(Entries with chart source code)
╔══
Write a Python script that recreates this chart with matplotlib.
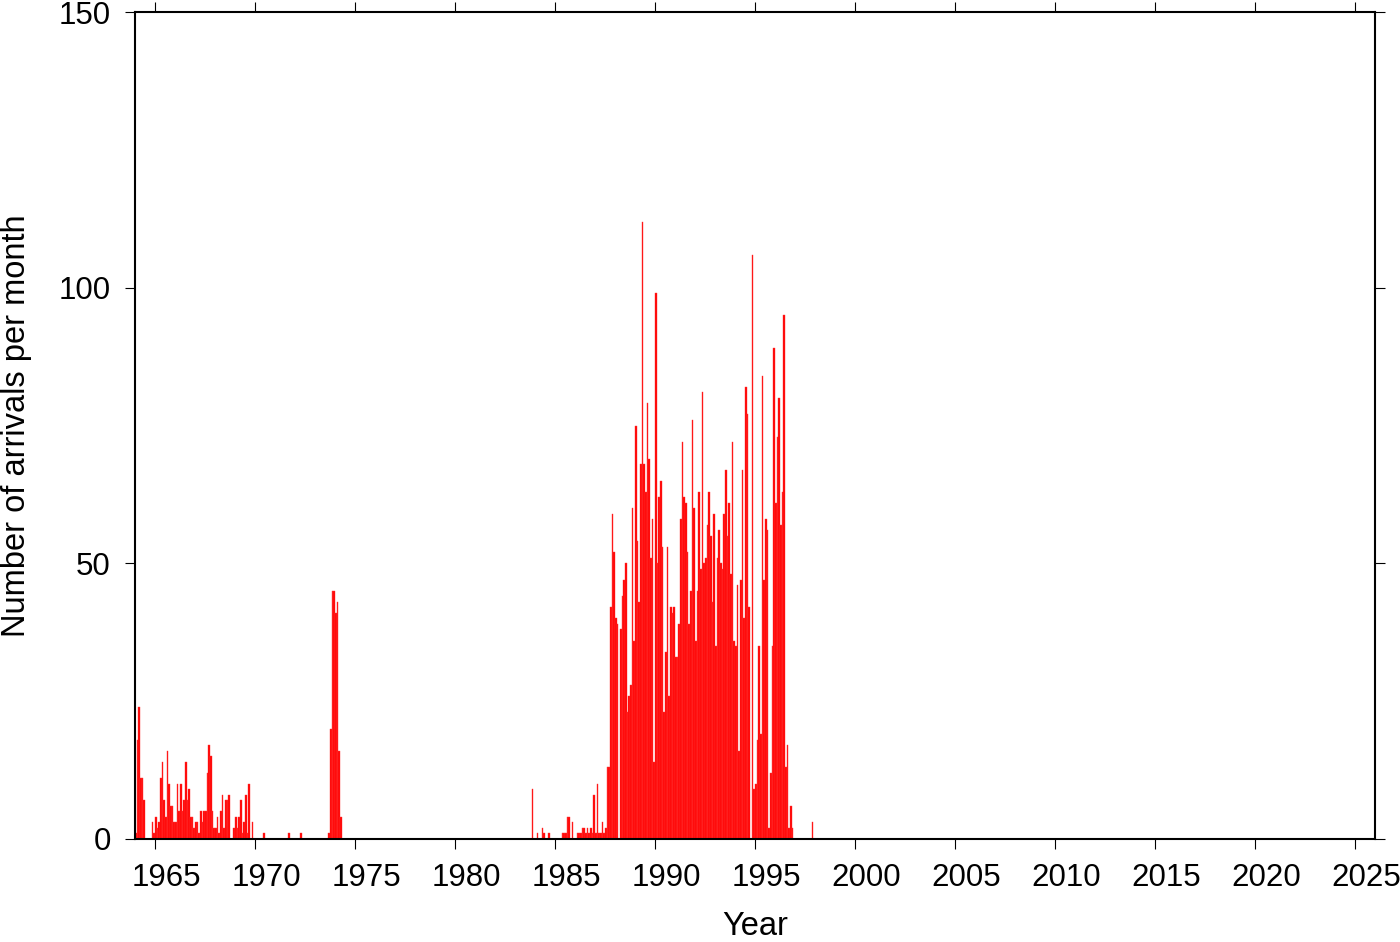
import numpy as np
import matplotlib
matplotlib.use("Agg")
import matplotlib.pyplot as plt
import matplotlib.transforms as mtransforms

plt.rcParams['font.family'] = ['Liberation Sans', 'DejaVu Sans']

# monthly arrival counts, each block starts at the given month (months since Jan 1964)
start_a = 0      # Jan 1964
counts_a = [1, 18, 24, 11, 11, 7, 0, 0, 0, 0,
            3, 1, 4, 2, 3, 11, 14, 7, 4, 16,
            10, 6, 6, 3, 3, 10, 5, 10, 5, 7,
            14, 7, 9, 4, 4, 2, 3, 3, 1, 5,
            3, 5, 5, 12, 17, 15, 5, 2, 2, 4,
            1, 5, 8, 2, 7, 7, 8, 0, 0, 2,
            4, 2, 4, 7, 1, 3, 8, 1, 10, 0,
            3]

sparse_months = [77, 92, 99]
sparse_counts = [1, 1, 1]

start_b = 116    # Sep 1973
counts_b = [1, 20, 45, 45, 41, 43, 16, 4]

start_c = 238    # Nov 1983
counts_c = [9, 0, 0, 1, 0, 0, 2, 1, 0, 0,
            1, 0, 0, 0, 0, 0, 0, 0, 1, 1,
            1, 4, 4, 0, 3, 0, 0, 1, 1, 1,
            2, 2, 1, 2, 1, 2, 1, 8, 1, 10,
            1, 1, 3, 1, 2, 13, 13, 42, 59, 52,
            40, 39, 0, 38, 44, 47, 50, 23, 26, 28,
            60, 36, 75, 54, 43, 68, 112, 68, 63, 79,
            69, 51, 58, 14, 99, 50, 62, 65, 53, 23,
            34, 53, 26, 42, 41, 42, 33, 33, 39, 58,
            72, 62, 61, 52, 39, 45, 76, 60, 36, 45,
            63, 49, 81, 50, 51, 57, 63, 55, 43, 59,
            35, 51, 56, 50, 49, 59, 67, 55, 61, 48,
            72, 36, 35, 46, 16, 47, 67, 40, 82, 77,
            42, 0, 106, 9, 10, 18, 35, 19, 84, 47,
            58, 56, 2, 12, 35, 89, 61, 73, 80, 57,
            63, 95, 13, 17, 2, 6, 2, 0, 0, 0,
            0, 0, 0, 0, 0, 0, 0, 0, 3]

year_ticks = list(range(1965, 2026, 5))
count_ticks = [0, 50, 100, 150]

months = (list(range(start_a, start_a + len(counts_a))) + sparse_months +
          list(range(start_b, start_b + len(counts_b))) +
          list(range(start_c, start_c + len(counts_c))))
counts = counts_a + sparse_counts + counts_b + counts_c
months = np.array(months)
counts = np.array(counts)
x = 1964 + months / 12.0

fig = plt.figure(figsize=(14, 9.42), dpi=100)
ax = fig.add_axes([135/1400, 1 - 839/942, 1240/1400, 827/942])

ax.bar(x[counts > 0], counts[counts > 0], width=1/12, align='edge',
       color='#ff0000', edgecolor='#ff3a3a', linewidth=0.3)

ax.set_xlim(1964, 2026)
ax.set_ylim(0, 150)
ax.set_xticks(year_ticks)
ax.set_yticks(count_ticks)
ax.tick_params(direction='out', length=7.5, width=0.8, labelsize=22.5,
               top=True, right=True, pad=10)
for s in ax.spines.values():
    s.set_linewidth(1.5)

# year labels sit a little right of their ticks
off = mtransforms.ScaledTranslation(0.11, 0, fig.dpi_scale_trans)
for lab in ax.get_xticklabels():
    lab.set_transform(lab.get_transform() + off)

ax.set_xlabel('Year', fontsize=23.5, labelpad=13)
ax.set_ylabel('Number of arrivals per month', fontsize=23.5, labelpad=19)

plt.savefig('out.png', dpi=100)
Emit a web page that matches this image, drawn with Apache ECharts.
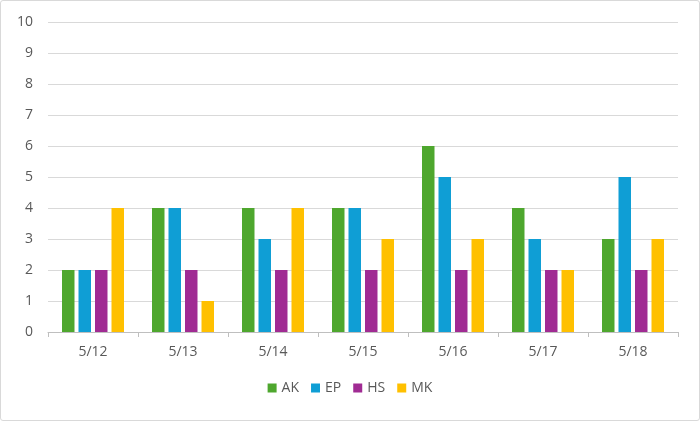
╚══
• _TASK STATEMENT_:
Leave the pictures out, and restate exactly the lines from the start of the records through the one that contains "plt.rcParams['font.family'] = ['Liberation".

• _SOLUTION TO THIS PROBLEM_:
Write a Python script that recreates this chart with matplotlib.
import numpy as np
import matplotlib
matplotlib.use("Agg")
import matplotlib.pyplot as plt
import matplotlib.transforms as mtransforms

plt.rcParams['font.family'] = ['Liberation Sans', 'DejaVu Sans']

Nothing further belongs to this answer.